Dear linux nics,

Is the e1000e GbE flash sector write protect still necessary 
(e1000e_write_protect_nvm_ich8lan)?

I had some issues with booting the Linux kernel and afterwards update 
the system BIOS after a warm reboot.

The system BIOS update does three steps:
1. save GbE NVM sector via EEUPDATE.EXE
2. update system BIOS (which seems to overwrite the ICH8 NVM completely 
with default values)
3. restore GbE NVM sector (or MAC) via EEUPDATE.EXE

This does not work after I booted the Linux kernel before because of the 
write lock of the GbE NVM sector and the Flash Config register (PR0). 
Also EEUPDATE.EXE stated no error, but was unable to write the EEPROM 
(checked with EEUPDATE /GUI).
It works if I coldboot after a Linux boot as stated in the documentation.

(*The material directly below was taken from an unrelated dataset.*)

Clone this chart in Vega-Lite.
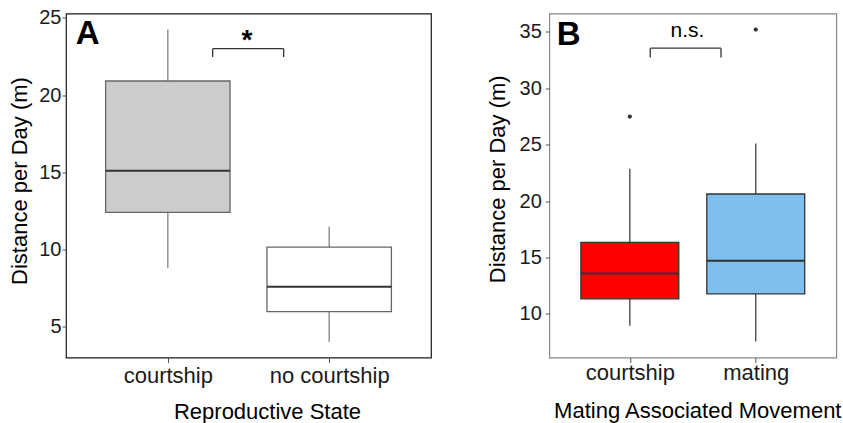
{
  "$schema": "https://vega.github.io/schema/vega-lite/v6.json",
  "padding": {"left": 7, "top": 6.5, "right": 2, "bottom": 0},
  "bounds": "flush",
  "spacing": 118.3,
  "config": {
    "font": "Liberation Sans",
    "axis": {"grid": false, "domain": false, "tickColor": "#555", "labelColor": "#1a1a1a", "titleColor": "#000", "labelFontSize": 20, "titleFontSize": 22, "titleFontWeight": "normal", "labelFont": "Liberation Sans", "titleFont": "Liberation Sans"},
    "axisX": {"labelFontSize": 22, "labelAngle": 0, "tickSize": 5, "labelBaseline": "alphabetic", "labelPadding": 20.3, "titleBaseline": "alphabetic", "titleAlign": "center"},
    "axisY": {"tickSize": 4, "labelPadding": 2, "titleBaseline": "alphabetic", "titleAlign": "center", "titleAngle": -90}
  },
  "resolve": {"scale": {"x": "independent", "y": "independent", "fill": "independent"}},
  "hconcat": [
    {
      "width": 365,
      "height": 344,
      "view": {"stroke": "#1a1a1a", "strokeWidth": 1.2},
      "layer": [
        {
          "data": {"values": [
            {"state": "courtship", "pos": 1, "lower": 8.77, "q1": 12.38, "median": 15.08, "q3": 20.91, "upper": 24.25},
            {"state": "no courtship", "pos": 2, "lower": 3.98, "q1": 5.95, "median": 7.56, "q3": 10.13, "upper": 11.45}
          ]},
          "layer": [
            {
              "mark": {"type": "rule", "color": "#8a8a8a", "strokeWidth": 1.4},
              "encoding": {
                "x": {"field": "pos", "type": "quantitative", "scale": {"domain": [0.4, 2.6], "nice": false, "zero": false},
                  "axis": {"values": [1, 2], "labelExpr": "datum.value == 1 ? 'courtship' : 'no courtship'", "title": "Reproductive State", "titleX": 201, "titleY": 60.5}},
                "y": {"field": "lower", "type": "quantitative", "scale": {"domain": [2.97, 25.29], "nice": false, "zero": false},
                  "axis": {"values": [5, 10, 15, 20, 25], "title": "Distance per Day (m)", "titleX": -39.7, "titleY": 167, "labelPadding": 1}},
                "y2": {"field": "upper"}
              }
            },
            {
              "mark": {"type": "bar", "width": 124.4, "stroke": "#666", "strokeWidth": 1.3},
              "encoding": {
                "x": {"field": "pos", "type": "quantitative", "scale": {"domain": [0.4, 2.6], "nice": false, "zero": false}},
                "y": {"field": "q1", "type": "quantitative", "scale": {"domain": [2.97, 25.29], "nice": false, "zero": false}},
                "y2": {"field": "q3"},
                "fill": {"field": "state", "type": "nominal", "scale": {"domain": ["courtship", "no courtship"], "range": ["#cccccc", "#ffffff"]}, "legend": null}
              }
            },
            {
              "mark": {"type": "tick", "orient": "horizontal", "size": 124.4, "thickness": 2, "color": "#333", "opacity": 1},
              "encoding": {
                "x": {"field": "pos", "type": "quantitative", "scale": {"domain": [0.4, 2.6], "nice": false, "zero": false}},
                "y": {"field": "median", "type": "quantitative", "scale": {"domain": [2.97, 25.29], "nice": false, "zero": false}}
              }
            }
          ]
        },
        {
          "data": {"values": [
            {"x": 1.278, "x2": 1.718, "y": 23.01, "y2": 23.01},
            {"x": 1.278, "x2": 1.278, "y": 22.47, "y2": 23.01},
            {"x": 1.718, "x2": 1.718, "y": 22.47, "y2": 23.01}
          ]},
          "mark": {"type": "rule", "color": "#333", "strokeWidth": 1.3},
          "encoding": {
            "x": {"field": "x", "type": "quantitative", "scale": {"domain": [0.4, 2.6], "nice": false, "zero": false}},
            "x2": {"field": "x2"},
            "y": {"field": "y", "type": "quantitative", "scale": {"domain": [2.97, 25.29], "nice": false, "zero": false}},
            "y2": {"field": "y2"}
          }
        },
        {
          "data": {"values": [{"x": 1.491, "y": 23.0, "label": "*"}]},
          "mark": {"type": "text", "fontSize": 28, "fontWeight": "bold", "align": "center", "baseline": "alphabetic", "color": "#000"},
          "encoding": {
            "x": {"field": "x", "type": "quantitative", "scale": {"domain": [0.4, 2.6], "nice": false, "zero": false}},
            "y": {"field": "y", "type": "quantitative", "scale": {"domain": [2.97, 25.29], "nice": false, "zero": false}},
            "text": {"field": "label"}
          }
        },
        {
          "data": {"values": [{"x": 0.43, "y": 23.34, "label": "A"}]},
          "mark": {"type": "text", "fontSize": 33, "fontWeight": "bold", "align": "left", "baseline": "alphabetic", "color": "#000"},
          "encoding": {
            "x": {"field": "x", "type": "quantitative", "scale": {"domain": [0.4, 2.6], "nice": false, "zero": false}},
            "y": {"field": "y", "type": "quantitative", "scale": {"domain": [2.97, 25.29], "nice": false, "zero": false}},
            "text": {"field": "label"}
          }
        }
      ]
    },
    {
      "width": 287,
      "height": 344,
      "view": {"stroke": "#888", "strokeWidth": 1.2},
      "layer": [
        {
          "data": {"values": [
            {"movement": "courtship", "pos": 1, "lower": 8.94, "q1": 11.33, "median": 13.58, "q3": 16.34, "upper": 22.87},
            {"movement": "mating", "pos": 2, "lower": 7.54, "q1": 11.77, "median": 14.71, "q3": 20.62, "upper": 25.09}
          ]},
          "layer": [
            {
              "mark": {"type": "rule", "color": "#333", "strokeWidth": 1.2},
              "encoding": {
                "x": {"field": "pos", "type": "quantitative", "scale": {"domain": [0.4, 2.6], "nice": false, "zero": false},
                  "axis": {"values": [1, 2], "labelExpr": "datum.value == 1 ? 'courtship' : 'mating'", "title": "Mating Associated Movement", "titleX": 148, "titleY": 59.5, "labelPadding": 17}},
                "y": {"field": "lower", "type": "quantitative", "scale": {"domain": [6.13, 36.62], "nice": false, "zero": false},
                  "axis": {"values": [10, 15, 20, 25, 30, 35], "title": "Distance per Day (m)", "titleX": -45.3, "titleY": 165.3, "labelPadding": 4}},
                "y2": {"field": "upper"}
              }
            },
            {
              "mark": {"type": "bar", "width": 97.9, "stroke": "#333", "strokeWidth": 1.3},
              "encoding": {
                "x": {"field": "pos", "type": "quantitative", "scale": {"domain": [0.4, 2.6], "nice": false, "zero": false}},
                "y": {"field": "q1", "type": "quantitative", "scale": {"domain": [6.13, 36.62], "nice": false, "zero": false}},
                "y2": {"field": "q3"},
                "fill": {"field": "movement", "type": "nominal", "scale": {"domain": ["courtship", "mating"], "range": ["#ff0000", "#7fbfee"]}, "legend": null}
              }
            },
            {
              "mark": {"type": "tick", "orient": "horizontal", "size": 97.9, "thickness": 2, "color": "#333", "opacity": 1},
              "encoding": {
                "x": {"field": "pos", "type": "quantitative", "scale": {"domain": [0.4, 2.6], "nice": false, "zero": false}},
                "y": {"field": "median", "type": "quantitative", "scale": {"domain": [6.13, 36.62], "nice": false, "zero": false}}
              }
            }
          ]
        },
        {
          "data": {"values": [{"pos": 1, "value": 27.48}, {"pos": 2, "value": 35.2}]},
          "mark": {"type": "circle", "size": 18, "color": "#333", "opacity": 1},
          "encoding": {
            "x": {"field": "pos", "type": "quantitative", "scale": {"domain": [0.4, 2.6], "nice": false, "zero": false}},
            "y": {"field": "value", "type": "quantitative", "scale": {"domain": [6.13, 36.62], "nice": false, "zero": false}}
          }
        },
        {
          "data": {"values": [
            {"x": 1.162, "x2": 1.724, "y": 33.55, "y2": 33.55},
            {"x": 1.162, "x2": 1.162, "y": 32.72, "y2": 33.55},
            {"x": 1.724, "x2": 1.724, "y": 32.72, "y2": 33.55}
          ]},
          "mark": {"type": "rule", "color": "#333", "strokeWidth": 1.3},
          "encoding": {
            "x": {"field": "x", "type": "quantitative", "scale": {"domain": [0.4, 2.6], "nice": false, "zero": false}},
            "x2": {"field": "x2"},
            "y": {"field": "y", "type": "quantitative", "scale": {"domain": [6.13, 36.62], "nice": false, "zero": false}},
            "y2": {"field": "y2"}
          }
        },
        {
          "data": {"values": [{"x": 1.457, "y": 34.52, "label": "n.s."}]},
          "mark": {"type": "text", "fontSize": 21, "align": "center", "baseline": "alphabetic", "color": "#000"},
          "encoding": {
            "x": {"field": "x", "type": "quantitative", "scale": {"domain": [0.4, 2.6], "nice": false, "zero": false}},
            "y": {"field": "y", "type": "quantitative", "scale": {"domain": [6.13, 36.62], "nice": false, "zero": false}},
            "text": {"field": "label"}
          }
        },
        {
          "data": {"values": [{"x": 0.42, "y": 33.87, "label": "B"}]},
          "mark": {"type": "text", "fontSize": 33, "fontWeight": "bold", "align": "left", "baseline": "alphabetic", "color": "#000"},
          "encoding": {
            "x": {"field": "x", "type": "quantitative", "scale": {"domain": [0.4, 2.6], "nice": false, "zero": false}},
            "y": {"field": "y", "type": "quantitative", "scale": {"domain": [6.13, 36.62], "nice": false, "zero": false}},
            "text": {"field": "label"}
          }
        }
      ]
    }
  ]
}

With this procedure I rendered many ICH8 NIC's unusable (all with same 
MAC). Have to fix this with ethtool.

So I have two questions:
1. Is the lock still necessary?
2. If I use the e1000e driver without the lock 
(e1000e.WriteProtectNVM=0) would the NVM of my ICH8/82567V-3 Gigabit 
Network (DevID: 8086:1501) become corrupt or is this device ID save? (I 
still don't know the cause for the corruption back in 2008 - ftrace?)

Currently I use the 3.9.6 kernel and the e1000e: Intel(R) PRO/1000 
Network Driver - 2.2.14-k.


ps.: I'm not on the list.

Thanks and best regards,

-- 

Martin Zwickel
Research & Development

My excuse: There are 10 types of people in the world...
            those who understand binary and those who don't.